▶ _Supplied information_
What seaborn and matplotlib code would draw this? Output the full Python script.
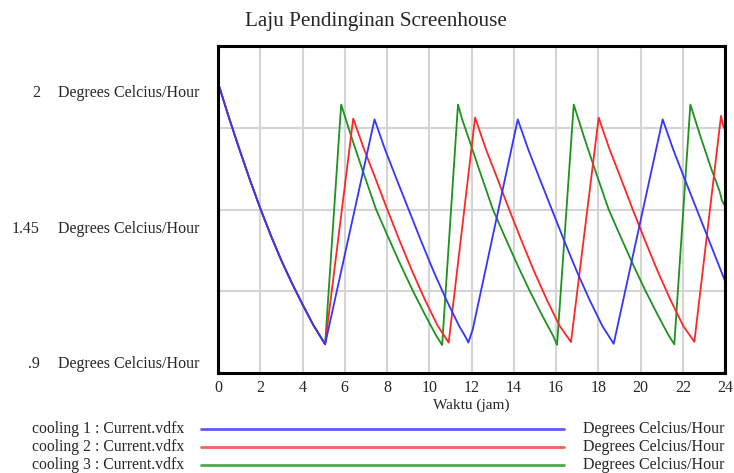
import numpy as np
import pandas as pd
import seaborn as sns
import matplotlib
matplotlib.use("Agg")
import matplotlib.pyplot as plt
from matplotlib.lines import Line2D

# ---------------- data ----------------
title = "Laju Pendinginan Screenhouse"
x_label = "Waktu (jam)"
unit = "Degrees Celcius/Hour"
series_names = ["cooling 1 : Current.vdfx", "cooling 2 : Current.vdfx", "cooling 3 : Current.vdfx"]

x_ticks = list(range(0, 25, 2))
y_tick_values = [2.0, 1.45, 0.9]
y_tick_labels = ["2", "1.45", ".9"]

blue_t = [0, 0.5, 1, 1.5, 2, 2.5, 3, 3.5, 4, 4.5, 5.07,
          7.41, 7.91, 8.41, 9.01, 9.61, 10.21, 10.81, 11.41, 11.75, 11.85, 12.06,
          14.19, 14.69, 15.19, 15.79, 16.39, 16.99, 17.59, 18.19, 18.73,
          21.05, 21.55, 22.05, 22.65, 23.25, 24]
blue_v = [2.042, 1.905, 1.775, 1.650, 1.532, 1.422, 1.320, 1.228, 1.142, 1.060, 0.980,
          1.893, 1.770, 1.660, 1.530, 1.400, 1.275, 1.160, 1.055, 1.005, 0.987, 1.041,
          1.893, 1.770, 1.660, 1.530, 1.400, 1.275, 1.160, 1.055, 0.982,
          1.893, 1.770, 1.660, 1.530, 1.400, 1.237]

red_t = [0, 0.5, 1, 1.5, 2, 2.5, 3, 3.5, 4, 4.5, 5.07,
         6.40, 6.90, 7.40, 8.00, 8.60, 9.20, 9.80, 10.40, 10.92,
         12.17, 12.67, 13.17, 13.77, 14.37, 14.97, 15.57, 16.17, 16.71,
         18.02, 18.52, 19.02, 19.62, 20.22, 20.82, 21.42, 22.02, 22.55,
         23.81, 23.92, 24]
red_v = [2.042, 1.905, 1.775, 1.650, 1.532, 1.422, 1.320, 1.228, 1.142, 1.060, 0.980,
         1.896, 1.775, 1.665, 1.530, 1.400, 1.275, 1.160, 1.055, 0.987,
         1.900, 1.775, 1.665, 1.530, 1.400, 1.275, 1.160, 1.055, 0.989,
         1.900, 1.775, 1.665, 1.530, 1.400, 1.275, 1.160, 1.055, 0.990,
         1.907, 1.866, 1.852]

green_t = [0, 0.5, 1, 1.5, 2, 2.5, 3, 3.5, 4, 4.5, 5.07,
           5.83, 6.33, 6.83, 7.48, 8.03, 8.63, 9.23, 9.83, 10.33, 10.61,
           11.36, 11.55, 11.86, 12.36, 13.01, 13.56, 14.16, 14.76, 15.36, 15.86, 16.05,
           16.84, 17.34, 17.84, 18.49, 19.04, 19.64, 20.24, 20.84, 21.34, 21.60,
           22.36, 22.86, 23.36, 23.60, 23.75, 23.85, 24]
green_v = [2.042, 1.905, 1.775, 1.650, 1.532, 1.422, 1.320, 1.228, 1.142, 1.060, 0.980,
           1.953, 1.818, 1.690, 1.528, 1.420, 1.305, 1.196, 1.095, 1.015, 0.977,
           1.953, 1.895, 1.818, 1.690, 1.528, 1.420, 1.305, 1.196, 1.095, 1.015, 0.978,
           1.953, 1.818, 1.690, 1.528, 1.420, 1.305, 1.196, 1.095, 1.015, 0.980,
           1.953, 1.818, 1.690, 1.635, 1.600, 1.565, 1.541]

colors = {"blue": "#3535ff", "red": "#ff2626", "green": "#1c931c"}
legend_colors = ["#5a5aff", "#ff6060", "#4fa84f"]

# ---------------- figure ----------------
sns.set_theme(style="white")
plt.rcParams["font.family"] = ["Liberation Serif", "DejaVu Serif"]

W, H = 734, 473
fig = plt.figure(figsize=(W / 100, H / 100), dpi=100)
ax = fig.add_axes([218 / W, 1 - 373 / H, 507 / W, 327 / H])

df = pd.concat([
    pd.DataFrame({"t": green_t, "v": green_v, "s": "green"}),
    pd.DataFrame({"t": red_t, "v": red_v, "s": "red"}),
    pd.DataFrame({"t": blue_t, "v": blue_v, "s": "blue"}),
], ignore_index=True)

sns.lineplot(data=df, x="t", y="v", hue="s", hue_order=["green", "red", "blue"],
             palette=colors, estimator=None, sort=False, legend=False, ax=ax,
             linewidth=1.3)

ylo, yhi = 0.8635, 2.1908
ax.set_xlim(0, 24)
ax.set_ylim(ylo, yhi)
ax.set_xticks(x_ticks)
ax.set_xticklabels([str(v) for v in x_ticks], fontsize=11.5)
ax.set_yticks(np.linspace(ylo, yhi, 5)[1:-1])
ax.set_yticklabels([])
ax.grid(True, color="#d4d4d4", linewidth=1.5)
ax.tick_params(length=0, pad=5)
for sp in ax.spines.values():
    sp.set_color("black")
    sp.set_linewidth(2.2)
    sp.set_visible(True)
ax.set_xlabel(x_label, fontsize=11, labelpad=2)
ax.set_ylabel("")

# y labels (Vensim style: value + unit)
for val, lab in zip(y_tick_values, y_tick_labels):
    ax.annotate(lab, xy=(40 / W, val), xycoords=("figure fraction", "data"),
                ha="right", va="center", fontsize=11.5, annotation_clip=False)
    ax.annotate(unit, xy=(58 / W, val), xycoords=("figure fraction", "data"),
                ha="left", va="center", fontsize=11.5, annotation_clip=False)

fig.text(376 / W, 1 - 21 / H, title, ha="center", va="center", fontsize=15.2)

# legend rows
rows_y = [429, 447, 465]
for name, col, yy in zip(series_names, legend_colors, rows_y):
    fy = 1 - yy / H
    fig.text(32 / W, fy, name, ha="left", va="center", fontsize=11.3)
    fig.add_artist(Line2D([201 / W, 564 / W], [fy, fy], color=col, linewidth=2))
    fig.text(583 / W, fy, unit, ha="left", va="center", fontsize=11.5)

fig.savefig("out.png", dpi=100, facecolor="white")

▶ _To be done_
Take the lines from the start of the material to the line with "from matplotlib.lines import Line2D", both included, and transcribe them exactly without the pictures.

▶ _Output of the task_
What seaborn and matplotlib code would draw this? Output the full Python script.
import numpy as np
import pandas as pd
import seaborn as sns
import matplotlib
matplotlib.use("Agg")
import matplotlib.pyplot as plt
from matplotlib.lines import Line2D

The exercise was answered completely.